The aforementioned mass killings may seem to have little to do with a man being beaten to death by police officers for no apparent reason. But in the America of 2023, it is well-nigh impossible to view crimes of this magnitude without considering the identity of the perpetrator and that of the victims. Indeed, identity is invariably the first thing one looks for in high-profile crimes of this nature and often determines the amount of media coverage; if the identities of perpetrator and victim do not support the desired narrative, coverage is less as a result and stories fall quickly to the wayside, as we saw in the 2021 mass shooting at a grocery store in Boulder, Colorado after a killer who slaughtered ten people, first identified as white, turned out to be a 21-year-old Syrian immigrant with severe mental illness, a far cry from the beer-swilling, pickup-truck-owning Trump supporter that features so prominently in the fantasies of our progressive elites. Note also how much less attention anti-Asian hate crimes have received once it became clear that most of the perpetrators were young black men.
Forgive my cynical tone. I realise we are talking about the violent deaths of innocent men and women; but the cynicism of America’s misnamed liberal elites – they are elite but very far removed from being liberal – is contagious, always calculating, as they are, the identitarian or racial calculus of such incidents in order to advance their divisive narratives. What happened in Memphis on January 7 will compel those cynical elites to recalibrate their usual responses to such incidents.

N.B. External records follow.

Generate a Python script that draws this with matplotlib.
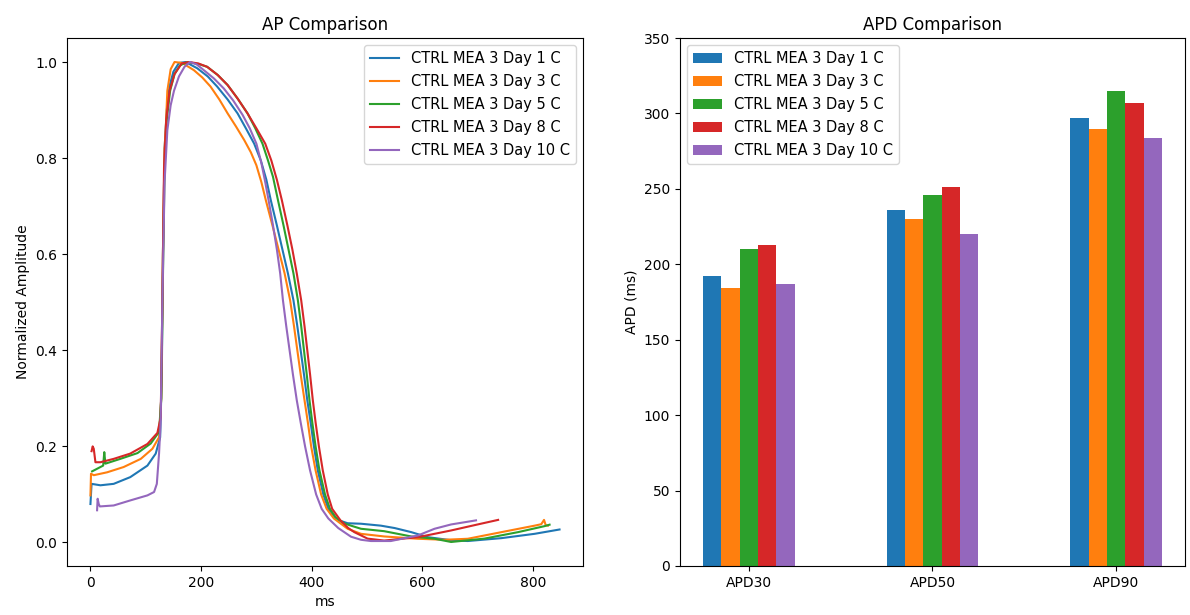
import numpy as np
import matplotlib
matplotlib.use("Agg")
import matplotlib.pyplot as plt

labels = ["CTRL MEA 3 Day 1 C", "CTRL MEA 3 Day 3 C", "CTRL MEA 3 Day 5 C",
          "CTRL MEA 3 Day 8 C", "CTRL MEA 3 Day 10 C"]

# Normalized action potential traces (time in ms, amplitude 0..1)
day1_t = [0, 2, 18, 42, 72, 103, 118, 126, 129, 131, 134, 138, 143, 150, 160, 172,
          193, 212, 229, 248, 266, 281, 296, 308, 318, 326, 337, 347, 357, 367, 374,
          380, 386, 392, 398, 404, 411, 421, 430, 440, 452, 465, 489, 525, 550, 580,
          610, 650, 682, 743, 803, 848]
day1_v = [0.08, 0.122, 0.119, 0.122, 0.136, 0.16, 0.185, 0.219, 0.35, 0.6, 0.82, 0.9,
          0.95, 0.98, 0.998, 1.0, 0.987, 0.97, 0.949, 0.922, 0.893, 0.862, 0.83, 0.795,
          0.755, 0.7125, 0.66, 0.61, 0.56, 0.504, 0.45, 0.4, 0.35, 0.296, 0.25, 0.2,
          0.15, 0.1, 0.07, 0.053, 0.045, 0.04, 0.039, 0.035, 0.03, 0.0215, 0.011,
          0.005, 0.003, 0.009, 0.018, 0.027]

day3_t = [0, 1, 6, 30, 60, 91, 112, 124, 128, 131, 134, 136, 139, 145, 152, 166, 187,
          202, 217, 233, 248, 263, 278, 290, 300, 309, 317, 329, 340, 351, 361, 368,
          374, 380, 387, 393, 399, 407, 417, 427, 440, 465, 489, 531, 592, 640, 682,
          743, 803, 815, 820, 823, 827]
day3_v = [0.098, 0.143, 0.14, 0.146, 0.157, 0.174, 0.195, 0.219, 0.3, 0.6, 0.82, 0.858,
          0.94, 0.985, 1.0, 0.998, 0.983, 0.968, 0.949, 0.922, 0.893, 0.866, 0.8375,
          0.812, 0.785, 0.75, 0.7125, 0.66, 0.61, 0.56, 0.504, 0.45, 0.4, 0.35, 0.296,
          0.25, 0.2, 0.15, 0.1, 0.07, 0.05, 0.0285, 0.018, 0.0125, 0.0077, 0.0056,
          0.0077, 0.0215, 0.035, 0.038, 0.047, 0.036, 0.035]

day5_t = [3, 18, 23, 25, 27, 54, 85, 109, 124, 128, 131, 134, 138, 144, 152, 162, 175,
          195, 211, 230, 248, 266, 284, 298, 311, 321, 330, 339, 349, 358, 367, 375,
          381, 386, 391, 396, 401, 407, 414, 424, 433, 443, 458, 471, 489, 531, 580,
          621, 652, 712, 773, 821, 830]
day5_v = [0.148, 0.157, 0.16, 0.188, 0.164, 0.174, 0.186, 0.206, 0.23, 0.3, 0.55, 0.78,
          0.88, 0.94, 0.975, 0.993, 1.0, 0.996, 0.99, 0.973, 0.952, 0.924, 0.893, 0.862,
          0.83, 0.795, 0.761, 0.7125, 0.66, 0.61, 0.56, 0.504, 0.45, 0.4, 0.35, 0.296,
          0.25, 0.2, 0.15, 0.1, 0.07, 0.053, 0.04, 0.035, 0.0285, 0.0235, 0.0125, 0.008,
          0.001, 0.008, 0.0215, 0.034, 0.037]

day8_t = [2, 4, 6, 9, 18, 42, 72, 103, 121, 127, 130, 133, 137, 143, 152, 165, 178,
          195, 211, 230, 248, 266, 284, 300, 316, 327, 337, 346, 356, 365, 373, 381,
          387, 392, 397, 402, 407, 413, 420, 429, 437, 452, 466, 477, 501, 531, 592,
          652, 700, 737]
day8_v = [0.19, 0.2, 0.195, 0.167, 0.167, 0.174, 0.185, 0.205, 0.228, 0.26, 0.5, 0.78,
          0.88, 0.94, 0.975, 0.997, 1.0, 0.997, 0.99, 0.973, 0.952, 0.924, 0.893, 0.862,
          0.83, 0.795, 0.755, 0.7125, 0.66, 0.61, 0.56, 0.504, 0.45, 0.4, 0.35, 0.296,
          0.25, 0.2, 0.15, 0.1, 0.07, 0.046, 0.03, 0.0215, 0.008, 0.004, 0.011, 0.025,
          0.0375, 0.047]

day10_t = [12, 13, 15, 17, 42, 72, 103, 115, 120, 124, 127, 130, 134, 139, 145, 151,
           160, 170, 180, 192, 205, 223, 241, 258, 275, 288, 300, 309, 316, 322, 330,
           337, 343, 348, 354, 360, 366, 373, 380, 388, 397, 408, 418, 430, 448, 471,
           489, 507, 543, 592, 622, 652, 697]
day10_v = [0.067, 0.091, 0.08, 0.075, 0.077, 0.0875, 0.098, 0.105, 0.122, 0.185, 0.254,
           0.5, 0.75, 0.858, 0.91, 0.94, 0.97, 0.99, 1.0, 0.995, 0.983, 0.966, 0.945,
           0.92, 0.89, 0.862, 0.83, 0.79, 0.75, 0.7125, 0.66, 0.61, 0.56, 0.504, 0.45,
           0.4, 0.35, 0.296, 0.25, 0.2, 0.15, 0.1, 0.07, 0.05, 0.03, 0.012, 0.0056,
           0.003, 0.003, 0.0146, 0.0285, 0.0375, 0.046]

# Action potential durations (ms)
apd_names = ["APD30", "APD50", "APD90"]
apd_day1 = [192, 236, 297]
apd_day3 = [184, 230, 290]
apd_day5 = [210, 246, 315]
apd_day8 = [213, 251, 307]
apd_day10 = [187, 220, 284]

traces = [(day1_t, day1_v), (day3_t, day3_v), (day5_t, day5_v),
          (day8_t, day8_v), (day10_t, day10_v)]
apds = [apd_day1, apd_day3, apd_day5, apd_day8, apd_day10]

fig = plt.figure(figsize=(11.9, 6.15), dpi=100)
ax1 = fig.add_axes([0.0563, 0.0797, 0.4336, 0.8585])
ax2 = fig.add_axes([0.5714, 0.0797, 0.4244, 0.8585])

for (t, v), lab in zip(traces, labels):
    ax1.plot(t, v, lw=1.5, label=lab)
ax1.set_title("AP Comparison")
ax1.set_xlabel("ms")
ax1.set_ylabel("Normalized Amplitude")
ax1.legend(loc="upper right", fontsize=10.5, labelspacing=0.55)

x = np.arange(len(apd_names))
width = 0.1
for i, (vals, lab) in enumerate(zip(apds, labels)):
    ax2.bar(x + (i - 2) * width, vals, width, label=lab)
ax2.set_xticks(x)
ax2.set_xticklabels(apd_names)
ax2.set_ylim(0, 350)
ax2.set_ylabel("APD (ms)")
ax2.set_title("APD Comparison")
ax2.legend(loc="upper left", fontsize=10.5, labelspacing=0.55)

fig.savefig("out.png", dpi=100)
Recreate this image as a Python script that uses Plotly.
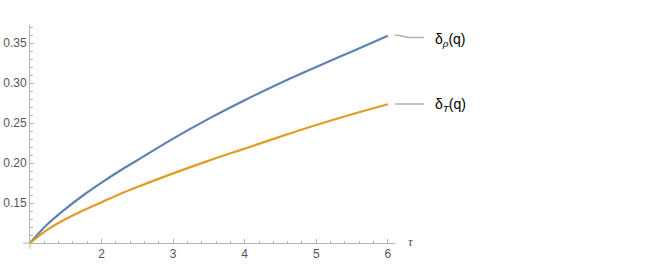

For the late Mr Nichols was black, as were the five officers charged with his murder, challenging those who would characterise events as yet another example of systemic racism and white supremacist cops. Watching footage of his brutalisation reminded me that certain images once seen, cannot be unseen. One must be thankful that the riots that were expected in Memphis and other cities did not break out after police released that footage last Friday. I like to think that protests remained peaceful because those protesting honored the pleas of Nichols’ grief-stricken mother who urged protesters to refrain from ‘burning up cities, tearing up our streets, because that’s not what my son stood for’. One can but hope that the relative placidity of protesters was not influenced by the racial identities of Nichols’ tormentors.
The officers whose blows and kicks led to Tyre Nichols’s death were members of a task force known by the acronym Scorpion, which stands for Street Crimes Operation to Restore Peace in Our Neighbourhoods, which has since been disbanded. Whatever the wisdom of naming a unit designed to restore peace in ‘high crime hotspots’ after a predatory arachnid, it seems Scorpion was a creature of necessity in a city that witnessed 346 homicides in 2021.
Nothing can excuse the savagery to which Nichols was subjected; but at a time when police morale has hit rock bottom in many jurisdictions and voicing anti-police rhetoric is seen as enlightened; when older and more experienced officers have been leaving in their droves and police departments all over the United States are lowering standards and offering hefty hiring bonuses in order to attract recruits; and when every interaction between law enforcement and the public is seen through an identitarian lens, is it any wonder that policing, most especially in our crime-ridden urban areas, is in crisis?
It is probably wishful thinking to suppose that the sight of five black men kicking and pummelling a fellow black man to the point of death will help illuminate the depravity to which all men and women are susceptible, regardless of identity or differences in skin colour. Already there are indications that considerations of race will play a significant role in the days to come and will be used, yet again, to advance agendas and score political points. Only when my fellow Americans stop seeing race and racism under every bed will this destructive nonsense come to an end.